The project’s benefit realisation of creating employment for households in Sri Lanka, particularly those with disability, lies in its power to convert social challenges into economic strengths. It delivers not only immediate financial upliftment but also deeper societal transformation, fostering an inclusive nation where every family has the opportunity to thrive through dignified work. Successful implementation requires ongoing stakeholder collaboration, accessible training programs, and supportive policy frameworks to maximise these benefits.

To a passerby, it was just a piece of machinery. But it is a lifeline.

The war hadn’t just taken her arm; it had stripped away her identity, her independence, and her sense of purpose. In a community struggling to rebuild, a disabled woman was often viewed through a lens of pity or, worse, seen as a burden. She didn’t want charity; she wanted a chance to work.
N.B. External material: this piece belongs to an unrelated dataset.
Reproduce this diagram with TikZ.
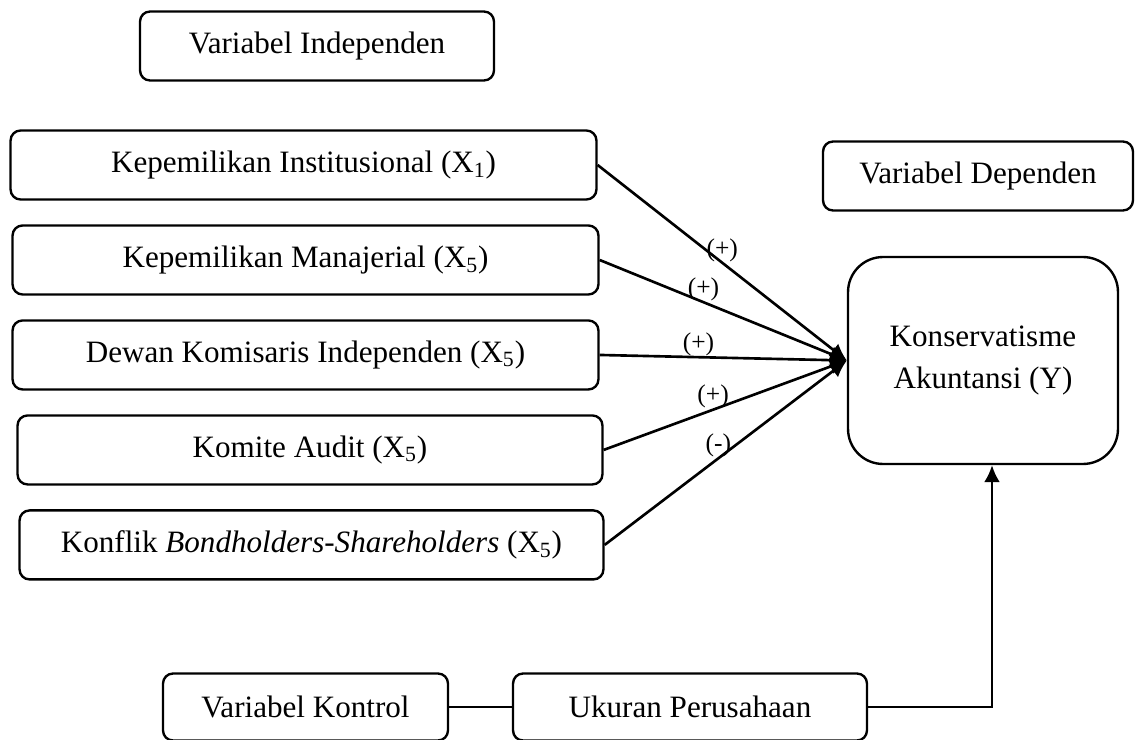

But in an economy with few opportunities, no one was looking to hire a one-armed seamstress.

That was until our impact project crossed paths with her.

More Than Charity

When we designed the livelihood initiative, our goal wasn’t to hand out temporary relief supplies that would be gone in a month. We wanted to create sustainable employment. We believed that true empowerment doesn’t come from a handout; it comes from earning through dignity.

When we met her at the WE CAN centre, we saw her fierce determination.

The Ripple Effect of a Single Job

Employment does something remarkable: it creates a chain reaction of positive change.

  • She was no longer “the victim of the war.” She was the local tailor.
  • She began earning her own income, allowing her to buy nutritious food, pay for her niece’s school uniform, and invest back into the local market.
  • Her house became a vibrant social hub.

“When I lost my arm, I thought my life was over. “People used to look at me and see what was missing. Now, when they look at me, they see the beautiful clothes we make. The machine gave me my life back.”

Why Employment Matters

Giving a community aid can sustain them for a day, but creating employment anchors them for a lifetime.

By providing a tool for employment, we didn’t just help one person. We proved to an entire village that disability does not mean inability. We showed that sustainable economic development is the most powerful tool for post-war healing.

True impact isn’t measured by how much we give away, but by how many people we empower to stand on their own two feet or, in her case, to alter her own destiny with a single, brilliant right hand.